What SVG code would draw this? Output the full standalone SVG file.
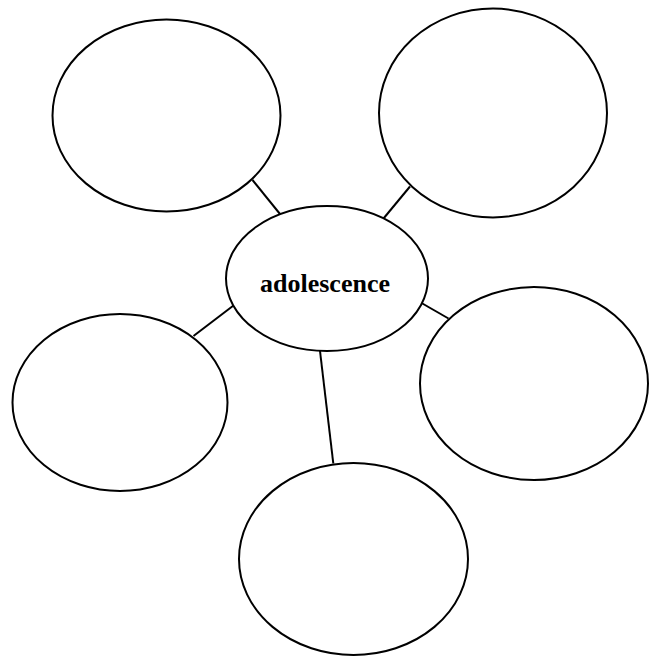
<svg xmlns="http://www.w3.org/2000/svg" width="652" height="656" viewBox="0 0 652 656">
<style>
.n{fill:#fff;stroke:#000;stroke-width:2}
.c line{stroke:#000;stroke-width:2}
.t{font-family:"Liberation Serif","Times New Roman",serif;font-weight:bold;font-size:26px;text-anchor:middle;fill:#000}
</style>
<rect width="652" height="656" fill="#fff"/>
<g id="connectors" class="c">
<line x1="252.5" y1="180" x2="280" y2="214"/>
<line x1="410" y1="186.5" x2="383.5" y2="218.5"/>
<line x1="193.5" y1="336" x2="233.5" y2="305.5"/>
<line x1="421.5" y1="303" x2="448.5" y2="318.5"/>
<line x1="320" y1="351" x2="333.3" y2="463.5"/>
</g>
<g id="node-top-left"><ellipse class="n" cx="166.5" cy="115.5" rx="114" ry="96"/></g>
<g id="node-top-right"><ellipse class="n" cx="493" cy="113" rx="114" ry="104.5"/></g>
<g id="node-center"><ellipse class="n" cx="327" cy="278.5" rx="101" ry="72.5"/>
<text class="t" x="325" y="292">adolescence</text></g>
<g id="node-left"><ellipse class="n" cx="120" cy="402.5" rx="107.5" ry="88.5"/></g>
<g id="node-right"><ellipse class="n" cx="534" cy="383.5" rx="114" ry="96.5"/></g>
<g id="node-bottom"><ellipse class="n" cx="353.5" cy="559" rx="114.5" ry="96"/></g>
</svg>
* * * *
GOAL OF THE EXERCISE
Give back every line exactly as it stands, pictures excluded.

OUTPUT OF THE TASK
What SVG code would draw this? Output the full standalone SVG file.
<svg xmlns="http://www.w3.org/2000/svg" width="652" height="656" viewBox="0 0 652 656">
<style>
.n{fill:#fff;stroke:#000;stroke-width:2}
.c line{stroke:#000;stroke-width:2}
.t{font-family:"Liberation Serif","Times New Roman",serif;font-weight:bold;font-size:26px;text-anchor:middle;fill:#000}
</style>
<rect width="652" height="656" fill="#fff"/>
<g id="connectors" class="c">
<line x1="252.5" y1="180" x2="280" y2="214"/>
<line x1="410" y1="186.5" x2="383.5" y2="218.5"/>
<line x1="193.5" y1="336" x2="233.5" y2="305.5"/>
<line x1="421.5" y1="303" x2="448.5" y2="318.5"/>
<line x1="320" y1="351" x2="333.3" y2="463.5"/>
</g>
<g id="node-top-left"><ellipse class="n" cx="166.5" cy="115.5" rx="114" ry="96"/></g>
<g id="node-top-right"><ellipse class="n" cx="493" cy="113" rx="114" ry="104.5"/></g>
<g id="node-center"><ellipse class="n" cx="327" cy="278.5" rx="101" ry="72.5"/>
<text class="t" x="325" y="292">adolescence</text></g>
<g id="node-left"><ellipse class="n" cx="120" cy="402.5" rx="107.5" ry="88.5"/></g>
<g id="node-right"><ellipse class="n" cx="534" cy="383.5" rx="114" ry="96.5"/></g>
<g id="node-bottom"><ellipse class="n" cx="353.5" cy="559" rx="114.5" ry="96"/></g>
</svg>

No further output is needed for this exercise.